Go through the data below. Pull out every line that has the word "this".

* **Records supplied**
● ● ●

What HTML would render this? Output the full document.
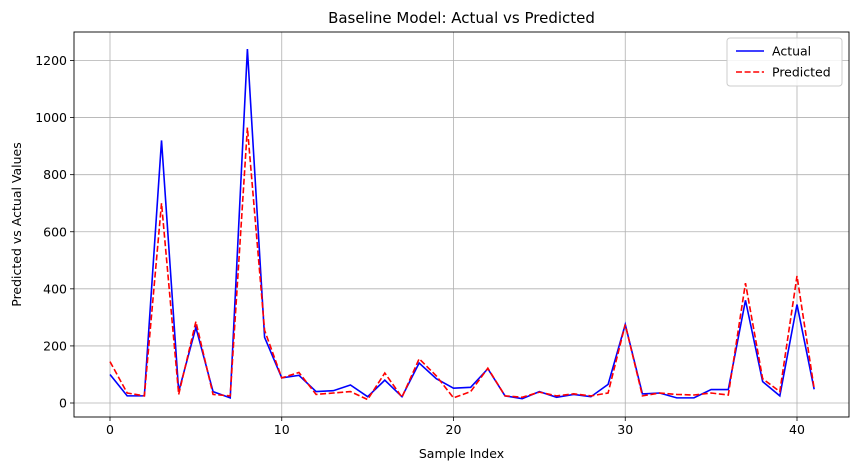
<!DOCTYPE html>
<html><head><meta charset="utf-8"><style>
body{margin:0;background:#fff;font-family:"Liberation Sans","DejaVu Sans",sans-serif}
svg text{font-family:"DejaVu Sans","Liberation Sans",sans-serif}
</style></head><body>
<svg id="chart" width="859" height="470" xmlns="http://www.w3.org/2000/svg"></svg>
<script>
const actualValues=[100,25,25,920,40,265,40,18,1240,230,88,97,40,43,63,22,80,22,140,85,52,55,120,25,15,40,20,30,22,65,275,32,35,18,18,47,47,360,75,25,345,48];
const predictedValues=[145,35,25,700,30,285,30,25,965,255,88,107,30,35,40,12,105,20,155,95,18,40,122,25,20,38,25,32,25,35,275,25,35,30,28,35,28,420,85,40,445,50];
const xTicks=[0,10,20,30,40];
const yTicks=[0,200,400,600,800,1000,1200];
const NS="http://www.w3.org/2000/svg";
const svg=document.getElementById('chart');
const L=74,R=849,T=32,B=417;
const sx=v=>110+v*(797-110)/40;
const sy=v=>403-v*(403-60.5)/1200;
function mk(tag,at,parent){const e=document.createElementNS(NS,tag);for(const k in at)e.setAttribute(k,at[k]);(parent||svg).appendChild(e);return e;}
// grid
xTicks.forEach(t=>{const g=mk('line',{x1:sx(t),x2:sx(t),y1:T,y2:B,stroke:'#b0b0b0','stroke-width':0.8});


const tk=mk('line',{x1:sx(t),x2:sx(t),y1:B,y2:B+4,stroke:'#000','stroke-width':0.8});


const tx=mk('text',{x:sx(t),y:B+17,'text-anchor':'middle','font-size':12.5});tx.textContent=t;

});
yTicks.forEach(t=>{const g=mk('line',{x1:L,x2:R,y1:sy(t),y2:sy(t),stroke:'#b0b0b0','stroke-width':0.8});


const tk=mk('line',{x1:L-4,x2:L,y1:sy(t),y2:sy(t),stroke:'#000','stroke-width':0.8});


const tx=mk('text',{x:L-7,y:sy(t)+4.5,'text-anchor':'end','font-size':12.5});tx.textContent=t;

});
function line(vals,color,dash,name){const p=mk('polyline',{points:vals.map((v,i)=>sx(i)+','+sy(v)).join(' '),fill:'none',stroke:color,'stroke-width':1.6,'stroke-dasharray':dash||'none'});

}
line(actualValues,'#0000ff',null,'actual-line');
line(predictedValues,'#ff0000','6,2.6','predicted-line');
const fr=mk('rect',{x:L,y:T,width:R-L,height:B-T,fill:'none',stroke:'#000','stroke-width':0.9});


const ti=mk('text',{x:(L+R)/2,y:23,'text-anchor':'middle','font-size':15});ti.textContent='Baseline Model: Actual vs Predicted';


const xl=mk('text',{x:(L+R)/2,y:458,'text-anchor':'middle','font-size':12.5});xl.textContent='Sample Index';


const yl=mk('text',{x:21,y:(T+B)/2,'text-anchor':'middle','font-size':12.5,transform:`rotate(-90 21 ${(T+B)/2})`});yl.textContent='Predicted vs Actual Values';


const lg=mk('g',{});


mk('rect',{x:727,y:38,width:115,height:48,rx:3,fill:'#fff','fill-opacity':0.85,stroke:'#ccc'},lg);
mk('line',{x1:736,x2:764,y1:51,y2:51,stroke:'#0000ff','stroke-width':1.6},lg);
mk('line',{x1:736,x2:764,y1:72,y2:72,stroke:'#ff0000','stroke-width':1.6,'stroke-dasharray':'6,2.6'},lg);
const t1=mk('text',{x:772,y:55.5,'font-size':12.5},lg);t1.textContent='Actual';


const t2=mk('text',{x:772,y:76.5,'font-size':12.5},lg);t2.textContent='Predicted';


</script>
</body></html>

● ● ●

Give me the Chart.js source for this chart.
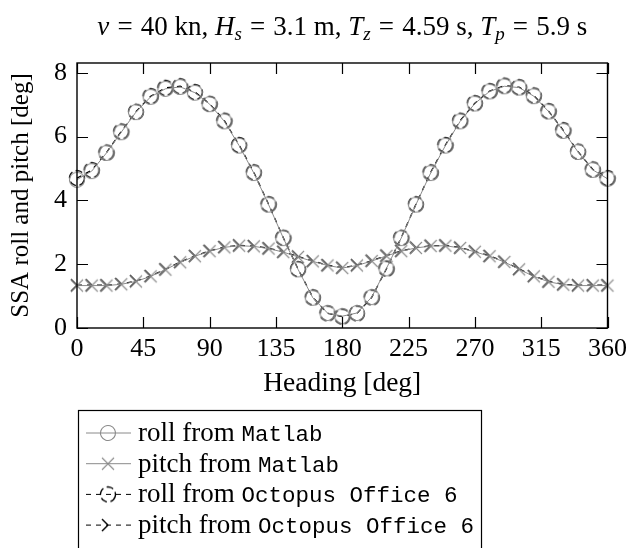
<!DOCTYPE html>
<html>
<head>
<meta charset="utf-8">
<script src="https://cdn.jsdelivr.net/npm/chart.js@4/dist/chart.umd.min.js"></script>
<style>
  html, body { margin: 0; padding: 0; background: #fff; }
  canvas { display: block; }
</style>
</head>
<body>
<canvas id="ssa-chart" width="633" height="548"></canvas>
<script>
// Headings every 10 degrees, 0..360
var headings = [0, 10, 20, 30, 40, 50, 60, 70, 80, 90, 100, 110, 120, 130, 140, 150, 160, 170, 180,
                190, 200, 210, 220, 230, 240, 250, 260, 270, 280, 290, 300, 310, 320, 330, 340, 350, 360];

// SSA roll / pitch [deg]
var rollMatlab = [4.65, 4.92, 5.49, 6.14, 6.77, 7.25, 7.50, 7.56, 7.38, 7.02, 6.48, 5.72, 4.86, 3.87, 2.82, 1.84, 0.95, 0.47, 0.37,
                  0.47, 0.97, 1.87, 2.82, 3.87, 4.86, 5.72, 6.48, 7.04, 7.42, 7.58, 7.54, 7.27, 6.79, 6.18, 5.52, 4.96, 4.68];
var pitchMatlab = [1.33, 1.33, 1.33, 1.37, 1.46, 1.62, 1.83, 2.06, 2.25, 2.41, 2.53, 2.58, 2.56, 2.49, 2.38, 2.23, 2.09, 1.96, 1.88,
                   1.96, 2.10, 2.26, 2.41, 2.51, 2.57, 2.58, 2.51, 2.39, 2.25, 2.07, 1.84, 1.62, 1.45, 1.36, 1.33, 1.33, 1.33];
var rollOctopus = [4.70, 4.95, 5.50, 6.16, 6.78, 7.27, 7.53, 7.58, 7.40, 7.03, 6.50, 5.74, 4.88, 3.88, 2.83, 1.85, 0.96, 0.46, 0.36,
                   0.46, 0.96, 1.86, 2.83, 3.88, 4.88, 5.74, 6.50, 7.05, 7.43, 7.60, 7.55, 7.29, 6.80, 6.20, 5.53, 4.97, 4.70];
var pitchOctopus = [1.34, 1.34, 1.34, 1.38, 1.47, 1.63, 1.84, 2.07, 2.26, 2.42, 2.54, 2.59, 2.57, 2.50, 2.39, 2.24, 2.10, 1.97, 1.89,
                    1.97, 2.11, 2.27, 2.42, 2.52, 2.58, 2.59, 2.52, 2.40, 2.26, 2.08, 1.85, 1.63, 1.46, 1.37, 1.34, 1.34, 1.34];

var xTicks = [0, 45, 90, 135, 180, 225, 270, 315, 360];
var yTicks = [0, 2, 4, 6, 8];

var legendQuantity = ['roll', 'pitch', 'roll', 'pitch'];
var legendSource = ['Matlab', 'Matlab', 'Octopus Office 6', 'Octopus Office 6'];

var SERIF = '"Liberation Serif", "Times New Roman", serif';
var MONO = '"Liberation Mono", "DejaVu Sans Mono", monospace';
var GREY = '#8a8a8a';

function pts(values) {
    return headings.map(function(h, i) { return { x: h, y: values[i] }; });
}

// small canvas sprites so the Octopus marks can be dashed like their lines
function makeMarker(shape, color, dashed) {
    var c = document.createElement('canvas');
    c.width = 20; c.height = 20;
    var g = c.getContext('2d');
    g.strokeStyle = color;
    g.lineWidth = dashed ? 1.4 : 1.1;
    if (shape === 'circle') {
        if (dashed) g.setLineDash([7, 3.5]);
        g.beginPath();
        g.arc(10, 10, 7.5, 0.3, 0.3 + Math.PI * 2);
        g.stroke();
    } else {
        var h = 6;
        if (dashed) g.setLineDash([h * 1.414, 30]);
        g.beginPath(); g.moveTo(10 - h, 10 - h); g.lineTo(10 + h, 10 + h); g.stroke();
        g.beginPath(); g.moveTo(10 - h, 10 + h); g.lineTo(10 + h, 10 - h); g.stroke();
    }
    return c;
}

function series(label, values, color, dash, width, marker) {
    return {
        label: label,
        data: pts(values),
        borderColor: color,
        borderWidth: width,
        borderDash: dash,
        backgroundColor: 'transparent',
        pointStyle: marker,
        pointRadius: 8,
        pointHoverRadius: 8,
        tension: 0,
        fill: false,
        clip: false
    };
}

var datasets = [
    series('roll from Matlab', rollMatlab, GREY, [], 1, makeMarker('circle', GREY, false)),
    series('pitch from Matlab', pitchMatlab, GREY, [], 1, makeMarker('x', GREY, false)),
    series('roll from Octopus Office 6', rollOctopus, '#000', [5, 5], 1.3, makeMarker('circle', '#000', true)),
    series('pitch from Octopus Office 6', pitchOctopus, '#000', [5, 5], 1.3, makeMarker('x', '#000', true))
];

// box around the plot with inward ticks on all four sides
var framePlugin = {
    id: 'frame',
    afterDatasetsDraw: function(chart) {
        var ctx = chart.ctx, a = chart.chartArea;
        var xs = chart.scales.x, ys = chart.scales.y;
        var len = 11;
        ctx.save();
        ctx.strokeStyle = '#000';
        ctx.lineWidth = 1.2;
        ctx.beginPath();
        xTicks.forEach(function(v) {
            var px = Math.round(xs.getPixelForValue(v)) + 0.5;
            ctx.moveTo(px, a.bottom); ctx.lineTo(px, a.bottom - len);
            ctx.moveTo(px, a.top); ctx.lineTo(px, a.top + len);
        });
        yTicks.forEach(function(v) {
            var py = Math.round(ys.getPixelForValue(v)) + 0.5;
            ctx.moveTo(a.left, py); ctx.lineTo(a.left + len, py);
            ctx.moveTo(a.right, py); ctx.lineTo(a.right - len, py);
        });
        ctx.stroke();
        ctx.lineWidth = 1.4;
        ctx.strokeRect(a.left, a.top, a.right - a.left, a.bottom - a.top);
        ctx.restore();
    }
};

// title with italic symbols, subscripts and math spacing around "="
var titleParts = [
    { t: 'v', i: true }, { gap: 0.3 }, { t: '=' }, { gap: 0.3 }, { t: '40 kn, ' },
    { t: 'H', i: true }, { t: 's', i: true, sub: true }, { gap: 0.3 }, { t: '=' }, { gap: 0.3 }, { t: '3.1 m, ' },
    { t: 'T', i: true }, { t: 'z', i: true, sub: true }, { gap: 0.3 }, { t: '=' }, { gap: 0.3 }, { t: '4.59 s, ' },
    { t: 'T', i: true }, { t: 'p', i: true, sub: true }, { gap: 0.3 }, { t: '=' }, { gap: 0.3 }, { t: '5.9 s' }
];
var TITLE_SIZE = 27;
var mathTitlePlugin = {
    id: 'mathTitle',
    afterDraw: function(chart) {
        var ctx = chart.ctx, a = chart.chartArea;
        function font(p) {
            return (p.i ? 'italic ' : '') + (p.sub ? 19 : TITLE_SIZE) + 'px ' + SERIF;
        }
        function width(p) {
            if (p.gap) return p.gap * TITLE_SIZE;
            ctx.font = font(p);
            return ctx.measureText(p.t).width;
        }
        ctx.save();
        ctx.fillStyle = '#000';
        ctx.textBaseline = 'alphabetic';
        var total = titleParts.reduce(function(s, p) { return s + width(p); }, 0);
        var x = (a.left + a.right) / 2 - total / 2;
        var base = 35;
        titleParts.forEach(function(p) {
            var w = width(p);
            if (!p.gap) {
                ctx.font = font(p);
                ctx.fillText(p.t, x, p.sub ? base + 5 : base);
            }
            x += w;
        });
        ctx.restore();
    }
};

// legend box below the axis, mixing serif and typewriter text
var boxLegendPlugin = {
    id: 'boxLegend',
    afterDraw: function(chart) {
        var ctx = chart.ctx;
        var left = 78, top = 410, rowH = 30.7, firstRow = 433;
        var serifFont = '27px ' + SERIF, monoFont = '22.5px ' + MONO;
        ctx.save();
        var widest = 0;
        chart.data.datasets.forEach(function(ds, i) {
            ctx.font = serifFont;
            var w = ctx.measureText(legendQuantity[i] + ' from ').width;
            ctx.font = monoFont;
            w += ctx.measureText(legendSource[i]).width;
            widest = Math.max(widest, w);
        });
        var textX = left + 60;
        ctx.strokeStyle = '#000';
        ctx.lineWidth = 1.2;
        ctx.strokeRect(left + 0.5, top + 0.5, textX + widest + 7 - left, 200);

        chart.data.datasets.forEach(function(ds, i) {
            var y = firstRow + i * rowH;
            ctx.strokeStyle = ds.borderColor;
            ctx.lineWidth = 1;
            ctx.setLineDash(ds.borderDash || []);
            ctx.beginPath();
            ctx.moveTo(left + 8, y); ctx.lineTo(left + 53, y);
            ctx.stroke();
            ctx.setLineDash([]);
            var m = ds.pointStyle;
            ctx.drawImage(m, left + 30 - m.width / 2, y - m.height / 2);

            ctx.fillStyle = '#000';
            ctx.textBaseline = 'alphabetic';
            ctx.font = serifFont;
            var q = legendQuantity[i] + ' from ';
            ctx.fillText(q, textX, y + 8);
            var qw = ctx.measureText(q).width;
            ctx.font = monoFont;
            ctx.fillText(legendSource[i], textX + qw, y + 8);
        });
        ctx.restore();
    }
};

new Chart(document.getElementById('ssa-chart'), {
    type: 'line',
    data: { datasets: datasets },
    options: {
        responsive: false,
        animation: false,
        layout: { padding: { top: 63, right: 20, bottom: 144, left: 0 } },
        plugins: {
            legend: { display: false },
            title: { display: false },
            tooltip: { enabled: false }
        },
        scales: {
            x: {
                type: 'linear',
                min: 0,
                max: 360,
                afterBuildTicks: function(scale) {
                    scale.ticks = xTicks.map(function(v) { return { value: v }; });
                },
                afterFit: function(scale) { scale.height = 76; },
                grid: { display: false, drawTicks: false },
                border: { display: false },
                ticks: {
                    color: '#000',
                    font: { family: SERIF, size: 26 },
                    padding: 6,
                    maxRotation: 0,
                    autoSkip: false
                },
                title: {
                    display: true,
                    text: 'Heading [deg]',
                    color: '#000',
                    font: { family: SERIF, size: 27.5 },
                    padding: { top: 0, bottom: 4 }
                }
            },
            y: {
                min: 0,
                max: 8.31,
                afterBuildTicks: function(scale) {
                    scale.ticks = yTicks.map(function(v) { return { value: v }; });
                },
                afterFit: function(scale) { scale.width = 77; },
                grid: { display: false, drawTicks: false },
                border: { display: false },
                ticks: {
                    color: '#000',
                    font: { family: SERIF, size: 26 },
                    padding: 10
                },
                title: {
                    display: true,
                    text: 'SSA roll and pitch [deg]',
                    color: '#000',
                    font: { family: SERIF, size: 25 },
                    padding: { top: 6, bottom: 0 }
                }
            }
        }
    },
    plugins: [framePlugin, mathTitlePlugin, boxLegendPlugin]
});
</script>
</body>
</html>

● ● ●

* **Reply to the exercise**
What HTML would render this? Output the full document.
Give me the Chart.js source for this chart.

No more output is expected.